Scan the financial world's security headlines and we presently are awash in big-time cyber threats, from Project Blitzkrieg to Gauss – but just maybe a bigger worry is a whole lot simpler.
Targeted phishing aimed at bank and credit union employees continues to grow, it continues to get more sophisticated, and it continues to result in millions of lost dollars.
It's not razzle dazzle but it is a proven way to steal.
Question: would you click on an email from your boss with the header: Urgent – Need Response Immediately?
One financial institution employee in two will click on that email, and they may regret their decision because the emails may carry malware that could involve transmitting user name and password to criminals, who will loot the credit union or its members' accounts.
“When we start training employees, the susceptibility rate usually is around 58%,” said Rohyt Belani, CEO of PhishMe, a Chantilly, Va., training company that claims three of the four biggest banks as customers. Belani also said the company has many credit union customers – he declined to name names – among its 175 active accounts.

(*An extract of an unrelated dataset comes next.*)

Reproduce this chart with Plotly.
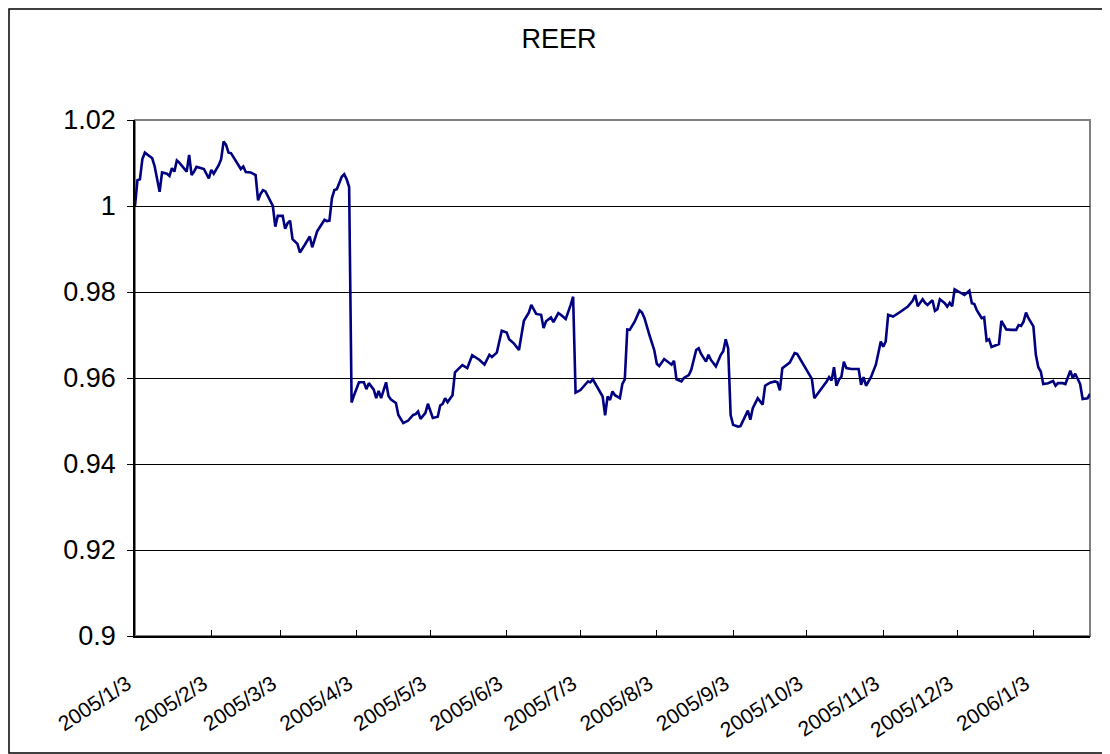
import plotly.graph_objects as go

# REER daily series
dates = [
    "2005-01-03", "2005-01-04", "2005-01-05", "2005-01-06", "2005-01-07", "2005-01-08", "2005-01-10", "2005-01-11",
    "2005-01-13", "2005-01-14", "2005-01-16", "2005-01-17", "2005-01-18", "2005-01-19", "2005-01-20", "2005-01-21",
    "2005-01-23", "2005-01-24", "2005-01-25", "2005-01-26", "2005-01-27", "2005-01-28", "2005-01-30", "2005-01-31",
    "2005-02-02", "2005-02-03", "2005-02-04", "2005-02-06", "2005-02-07", "2005-02-08", "2005-02-09", "2005-02-10",
    "2005-02-11", "2005-02-13", "2005-02-15", "2005-02-16", "2005-02-17", "2005-02-19", "2005-02-21", "2005-02-22",
    "2005-02-23", "2005-02-24", "2005-02-25", "2005-02-28",
    "2005-03-01", "2005-03-02", "2005-03-04", "2005-03-05", "2005-03-06", "2005-03-07", "2005-03-08", "2005-03-10",
    "2005-03-11", "2005-03-13", "2005-03-15", "2005-03-16", "2005-03-18", "2005-03-19", "2005-03-21", "2005-03-22",
    "2005-03-23", "2005-03-24", "2005-03-25", "2005-03-26", "2005-03-27", "2005-03-28", "2005-03-29", "2005-03-30",
    "2005-03-31",
    "2005-04-01", "2005-04-02", "2005-04-04", "2005-04-06", "2005-04-07", "2005-04-08", "2005-04-10", "2005-04-11",
    "2005-04-12", "2005-04-13", "2005-04-15", "2005-04-16", "2005-04-17", "2005-04-19", "2005-04-20", "2005-04-22",
    "2005-04-24", "2005-04-26", "2005-04-27", "2005-04-28", "2005-04-29",
    "2005-05-01", "2005-05-02", "2005-05-04", "2005-05-06", "2005-05-07", "2005-05-08", "2005-05-09", "2005-05-10",
    "2005-05-12", "2005-05-13", "2005-05-14", "2005-05-16", "2005-05-18", "2005-05-20", "2005-05-23", "2005-05-25",
    "2005-05-27", "2005-05-28", "2005-05-30",
    "2005-06-01", "2005-06-03", "2005-06-04", "2005-06-06", "2005-06-08", "2005-06-10", "2005-06-12", "2005-06-13",
    "2005-06-15", "2005-06-17", "2005-06-18", "2005-06-19", "2005-06-21", "2005-06-22", "2005-06-24", "2005-06-25",
    "2005-06-27", "2005-06-29", "2005-06-30",
    "2005-07-01", "2005-07-03", "2005-07-06", "2005-07-07", "2005-07-08", "2005-07-10", "2005-07-12", "2005-07-13",
    "2005-07-14", "2005-07-15", "2005-07-16", "2005-07-17", "2005-07-19", "2005-07-20", "2005-07-21", "2005-07-22",
    "2005-07-23", "2005-07-25", "2005-07-27", "2005-07-28", "2005-07-29", "2005-07-31",
    "2005-08-02", "2005-08-03", "2005-08-04", "2005-08-06", "2005-08-08", "2005-08-09", "2005-08-10", "2005-08-11",
    "2005-08-13", "2005-08-14", "2005-08-16", "2005-08-17", "2005-08-19", "2005-08-20", "2005-08-21", "2005-08-23",
    "2005-08-24", "2005-08-25", "2005-08-27", "2005-08-29", "2005-08-30", "2005-08-31",
    "2005-09-01", "2005-09-02", "2005-09-03", "2005-09-05", "2005-09-06", "2005-09-08", "2005-09-09", "2005-09-10",
    "2005-09-11", "2005-09-13", "2005-09-15", "2005-09-16", "2005-09-18", "2005-09-20", "2005-09-21", "2005-09-22",
    "2005-09-23", "2005-09-26", "2005-09-28", "2005-09-29", "2005-09-30",
    "2005-10-03", "2005-10-05", "2005-10-06", "2005-10-08", "2005-10-11", "2005-10-12", "2005-10-13", "2005-10-14",
    "2005-10-15", "2005-10-16", "2005-10-17", "2005-10-18", "2005-10-19", "2005-10-21", "2005-10-24", "2005-10-25",
    "2005-10-26", "2005-10-27", "2005-10-29", "2005-10-31",
    "2005-11-02", "2005-11-03", "2005-11-04", "2005-11-05", "2005-11-07", "2005-11-10", "2005-11-13", "2005-11-15",
    "2005-11-16", "2005-11-17", "2005-11-19", "2005-11-20", "2005-11-21", "2005-11-23", "2005-11-24", "2005-11-25",
    "2005-11-26", "2005-11-28", "2005-11-29", "2005-11-30",
    "2005-12-01", "2005-12-02", "2005-12-04", "2005-12-06", "2005-12-08", "2005-12-09", "2005-12-10", "2005-12-11",
    "2005-12-13", "2005-12-14", "2005-12-15", "2005-12-16", "2005-12-17", "2005-12-18", "2005-12-20", "2005-12-21",
    "2005-12-23", "2005-12-25", "2005-12-27", "2005-12-28", "2005-12-29", "2005-12-30", "2005-12-31",
    "2006-01-01", "2006-01-03", "2006-01-04", "2006-01-05", "2006-01-06", "2006-01-07", "2006-01-09", "2006-01-11",
    "2006-01-12", "2006-01-13", "2006-01-15", "2006-01-16", "2006-01-18", "2006-01-19", "2006-01-20", "2006-01-22",
    "2006-01-23", "2006-01-25", "2006-01-26",
]

reer = [
    # 2005/1
    1.000, 1.006, 1.0062, 1.0109, 1.0124, 1.012, 1.0111, 1.0092,
    1.0033, 1.0078, 1.0075, 1.007, 1.0088, 1.008, 1.0106, 1.0101,
    1.0088, 1.008, 1.0119, 1.0072, 1.008, 1.0091, 1.0088, 1.0086,
    # 2005/2
    1.0064, 1.0084, 1.0075, 1.0095, 1.0109, 1.015, 1.0142, 1.0124,
    1.0123, 1.0103, 1.0086, 1.0092, 1.0079, 1.0078, 1.0072, 1.0013,
    1.0028, 1.0037, 1.0034, 1.000,
    # 2005/3
    0.9952, 0.9977, 0.9977, 0.9947, 0.996, 0.9966, 0.9923, 0.9912,
    0.9892, 0.991, 0.9929, 0.9904, 0.9941, 0.995, 0.9968, 0.9965,
    0.9966, 1.0018, 1.0037, 1.0039, 1.0053, 1.0068, 1.0074, 1.0062,
    1.0044,
    # 2005/4
    0.9543, 0.956, 0.959, 0.959, 0.9574, 0.9588, 0.9573, 0.9553,
    0.957, 0.9553, 0.959, 0.9558, 0.955, 0.9542, 0.9514, 0.9495,
    0.9501, 0.9514, 0.9516, 0.9522, 0.9505,
    # 2005/5
    0.9519, 0.954, 0.9507, 0.951, 0.9536, 0.954, 0.9553, 0.9544,
    0.956, 0.9613, 0.9619, 0.963, 0.9623, 0.9653, 0.9642, 0.9631,
    0.9654, 0.9649, 0.9659,
    # 2005/6
    0.971, 0.9706, 0.969, 0.968, 0.9665, 0.9733, 0.9752, 0.977,
    0.9749, 0.9747, 0.9716, 0.9732, 0.9741, 0.973, 0.9751, 0.9747,
    0.9737, 0.977, 0.9789,
    # 2005/7
    0.9566, 0.9572, 0.9592, 0.959, 0.9597, 0.9577, 0.9557, 0.9513,
    0.9557, 0.9549, 0.9569, 0.956, 0.9553, 0.9586, 0.9597, 0.9713,
    0.9712, 0.9731, 0.9757, 0.9752, 0.9739, 0.970,
    # 2005/8
    0.9664, 0.9633, 0.9628, 0.9644, 0.9635, 0.9631, 0.964, 0.9597,
    0.9592, 0.960, 0.9607, 0.9619, 0.9665, 0.9669, 0.9656, 0.9638,
    0.9654, 0.9642, 0.9627, 0.9654, 0.9662, 0.969,
    # 2005/9
    0.9669, 0.9514, 0.9491, 0.9487, 0.9488, 0.9514, 0.9524, 0.9503,
    0.953, 0.9553, 0.9538, 0.9582, 0.9589, 0.9592, 0.959, 0.9571,
    0.9623, 0.9636, 0.9658, 0.9656, 0.9646,
    # 2005/10
    0.9619, 0.9598, 0.9553, 0.9568, 0.9592, 0.9602, 0.9594, 0.9625,
    0.9582, 0.9596, 0.9603, 0.9638, 0.9623, 0.9621, 0.9621, 0.9584,
    0.9602, 0.9582, 0.9602, 0.9631,
    # 2005/11
    0.9685, 0.9673, 0.9685, 0.9747, 0.9743, 0.9754, 0.9766, 0.978,
    0.9793, 0.9767, 0.9783, 0.9775, 0.977, 0.9781, 0.9756, 0.976,
    0.9783, 0.9774, 0.9766, 0.9775,
    # 2005/12
    0.9767, 0.9806, 0.9799, 0.9793, 0.9803, 0.9774, 0.9772, 0.9758,
    0.9739, 0.9741, 0.9687, 0.969, 0.9672, 0.9674, 0.9679, 0.9733,
    0.9713, 0.9712, 0.9712, 0.9723, 0.9721, 0.9731, 0.9752,
    # 2006/1
    0.9739, 0.972, 0.9654, 0.9625, 0.9615, 0.9586, 0.9588, 0.9593,
    0.9582, 0.9588, 0.9588, 0.9586, 0.9617, 0.960, 0.961, 0.9586,
    0.9551, 0.9553, 0.9563,
]

x_ticks = ["2005-01-03", "2005-02-03", "2005-03-03", "2005-04-03", "2005-05-03", "2005-06-03", "2005-07-03",
           "2005-08-03", "2005-09-03", "2005-10-03", "2005-11-03", "2005-12-03", "2006-01-03"]
x_labels = ["2005/1/3", "2005/2/3", "2005/3/3", "2005/4/3", "2005/5/3", "2005/6/3", "2005/7/3",
            "2005/8/3", "2005/9/3", "2005/10/3", "2005/11/3", "2005/12/3", "2006/1/3"]
y_ticks = [0.9, 0.92, 0.94, 0.96, 0.98, 1.0, 1.02]
y_labels = ["0.9", "0.92", "0.94", "0.96", "0.98", "1", "1.02"]

assert len(dates) == len(reer)

# the page body has an 8px margin, so the figure is a bit smaller than the window
W, H = 1102, 746
L, R, T, B = 127, 20, 112, 118
pw, ph = W - L - R, H - T - B

fig = go.Figure()
fig.add_trace(go.Scatter(
    x=dates, y=reer, mode="lines", name="REER",
    line=dict(color="#000080", width=2.6),
))

fig.update_layout(
    width=W, height=H,
    margin=dict(l=L, r=R, t=T, b=B),
    paper_bgcolor="white", plot_bgcolor="white",
    showlegend=False,
    font=dict(family="Liberation Sans, Arial, sans-serif", color="black"),
    title=dict(text="REER", x=0.5, xref="container", xanchor="center",
               y=1 - 31 / H, yanchor="middle", font=dict(size=27)),
    shapes=[
        # plot area frame (grey, Excel style)
        dict(type="rect", xref="paper", yref="paper", x0=0, x1=1, y0=0, y1=1,
             line=dict(color="#808080", width=2), layer="below"),
        # outer chart border
        dict(type="rect", xref="paper", yref="paper",
             x0=(-L + 1) / pw, x1=(W - L - 1) / pw,
             y0=(-B + 1) / ph, y1=1 + (T - 1) / ph,
             line=dict(color="black", width=1.5)),
    ],
)

fig.update_xaxes(
    type="date", range=["2005-01-03", "2006-01-26"],
    tickvals=x_ticks, ticktext=x_labels, tickangle=-33,
    tickfont=dict(size=21), ticks="inside", ticklen=6, tickcolor="black",
    showline=True, linecolor="black", linewidth=1.5,
    showgrid=False, zeroline=False, ticklabelstandoff=26, ticklabelshift=-8,
)
fig.update_yaxes(
    range=[0.9, 1.02], tickvals=y_ticks, ticktext=y_labels,
    tickfont=dict(size=27), ticks="outside", ticklen=6, tickcolor="black",
    showline=True, linecolor="black", linewidth=1.5,
    showgrid=True, gridcolor="black", gridwidth=1, zeroline=False,
    ticklabelstandoff=6,
)

fig.write_html("out.html")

What PhishMe does is simple. Employees at clients get periodic targeted phishing emails, sent by PhishMe. Those who click to open immediately get a mini training session (90 seconds to perhaps three minutes, said Belani).
The process is repeated – again and again.
After 18 months of training, susceptibility plummets to the 4% to 8% percent range, said Belani.
The point: employees can be taught, through bite-sized educational interludes, what to click on and what to forward to security.
But this is a never-ending fight. Phishing emails continue to morph as the senders get smarter.
A frightening prediction from Belani: “In 2013 we will see more targeted malware SMS sent to employees' cellphones.” His belief: as Bring Your Own Device (BYOD) has spread to more institutions, security for those devices has not kept pace.
He sees criminals targeting financial institution employees, grabbing their contacts list off their phones, and using that data to send out more and more precisely targeted phishes.